Regulatory Guidance for Cannabis M+A Transactions

On November 12, 2019, staff of the securities regulatory authorities (Staff) in Ontario, British Columbia, Québec, New Brunswick, Saskatchewan, Manitoba and Nova Scotia issued CSA Multilateral Staff Notice 51-359 - Corporate Governance Related Disclosure Expectations for Reporting Issuers in the Cannabis Industry (the Notice) to provide supplementary guidance related to the disclosure of financial interests in the context of mergers, acquisitions or other significant corporate transactions (M+A Transactions) in the cannabis industry. Staff also note that they have observed recent examples where corporate governance disclosures were deficient.
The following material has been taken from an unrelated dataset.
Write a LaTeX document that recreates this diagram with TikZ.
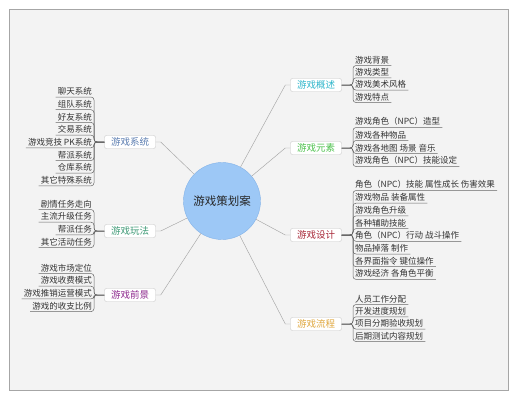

References to a ‘financial interest’ in the Notice include situations in which one party to an M+A Transaction (or any of its directors or executive officers) may have a conflict of interest as a result of ownership, control or direction of equity, debt or other investments, or business relationships, related to the transaction counterparty.

While the Notice is directed towards cannabis reporting issuers, its content is also relevant to other issuers, including those operating in emerging growth industries.

Disclosure of Financial Interests in M+A Transaction Documents

According to the Notice, there is a higher than usual cross-ownership of financial interests amongst cannabis issuers and their directors and executive officers.

Staff note that they have observed M+A Transactions where either the acquirer or the acquiree (or a director/executive officer of either entity) had an undisclosed financial interest in the other entity. Staff are of the view that, in the context of M+A Transactions, detailed disclosure of the cross-ownership of financial interests (held either by the acquirer, the acquiree, or either of their directors or executive officers) is material information for investors and their investment/voting decisions, and should be disclosed in the applicable disclosure document.

Staff further note that cross-ownership of financial interests results in conflicts of interest that may lead investors to re-examine other variables such as purchase price, transaction timing or contingent payments. These variables may not otherwise be considered in the same manner if the conflict of interest is not disclosed. Non-disclosure of the cross-ownership of financial interests may also cause investors to question whether the M+A Transaction occurred on its own merits.

According to the Notice, Staff are of the view that it is critical for parties to a proposed M+A Transaction to provide each of their securityholders with sufficient disclosure to address concerns about potential conflicts of interest.

Regardless of the form of document required to be filed in connection with the M+A Transaction, Staff remind issuers to disclose the cross-ownership of financial interests based on the broader materiality requirements of the applicable disclosure document.

Corporate Governance Disclosure

Staff note that they have observed instances where cannabis issuers have identified board members as being independent, without giving adequate consideration to potential conflicts of interest or other factors that may compromise their independence. Independent directors must not have a direct or indirect ‘material relationship’ with the issuer. A material relationship is defined as a relationship which could, in the view of the board, be reasonably expected to interfere with the exercise of a director’s independent judgement.

Reporting issuers are reminded to consider the impact of relationships or any other factors that may compromise independence, including whether disclosure of these factors is warranted in the circumstances.

According to the Review, Staff have also observed instances where the chair of the board and the chief executive officer of the cannabis issuer are the same individual. Where it is not appropriate for the chair of the board to be an independent director, an independent director should be appointed to act as a lead director.

Reporting issuers are encouraged to adopt a written code of business conduct and ethics, which includes standards for ethical decision making and compliance, and which addresses potentially challenging situations that may arise during the normal course of business.

DISCLAIMER: This post is intended to convey general information about legal issues and developments as of the date above. It does not constitute legal advice and must not be treated or relied on as such.